From an institutional perspective, the fundamental reason why China has earned a steadily rising reputation in Latin America lies in the long-term policy consistency and strategic resolve inherent in its institutions. During the second term of the Trump administration, U.S. foreign policy exhibited significant volatility and a hardline stance, frequently advancing its own interests under the banner of “America First,” which to some extent diminished its traditional influence in the region. When selecting long-term partners, Latin American countries naturally remain vigilant against such unpredictable external forces. China’s political system ensures that its foreign policy demonstrates high continuity and predictability: a trade agreement, an infrastructure project, or an investment commitment is unlikely to be abruptly halted due to changes in domestic leadership or short-term political turbulence.
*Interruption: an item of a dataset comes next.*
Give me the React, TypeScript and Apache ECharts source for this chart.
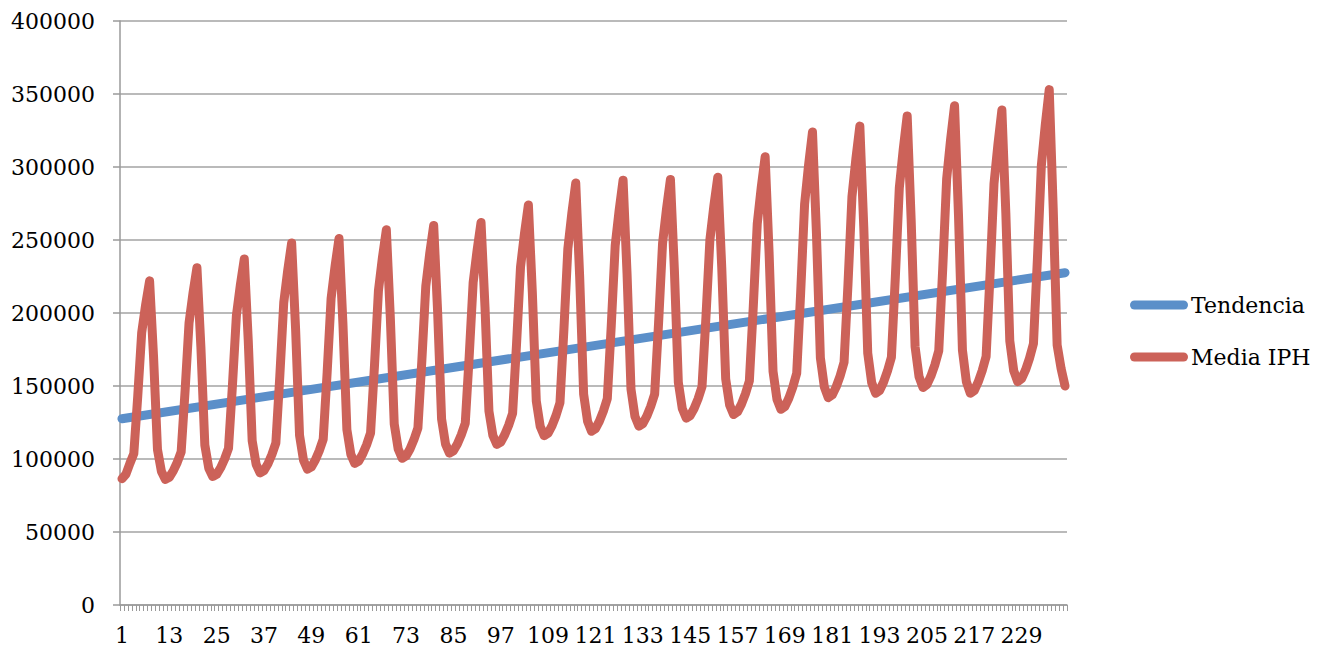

Furthermore, China provides Latin American partners with a clear and stable framework for cooperation through institutionalized multilateral platforms (such as the China-Latin America Forum) and long-term development plans (e.g., joint action plans signed with multiple Latin American countries). This institutional safeguard enables Latin American nations to pursue medium-and long-term socioeconomic planning in their engagements with China without fearing sudden deterioration of the external cooperation environment.
The survey reveals that although Latin American citizens still regard the United States as a military and economic powerhouse, the significant decline in its reputation demonstrates that mere hard power is no longer sufficient to sustain trust. In contrast, China’s institutional advantages manifest as an intangible asset—a “trustworthy long-term partner.” Amid current global uncertainties, Latin American countries are increasingly inclined to choose partners capable of providing stable expectations, respecting each other’s development paths, and fulfilling commitments through their own institutional safeguards.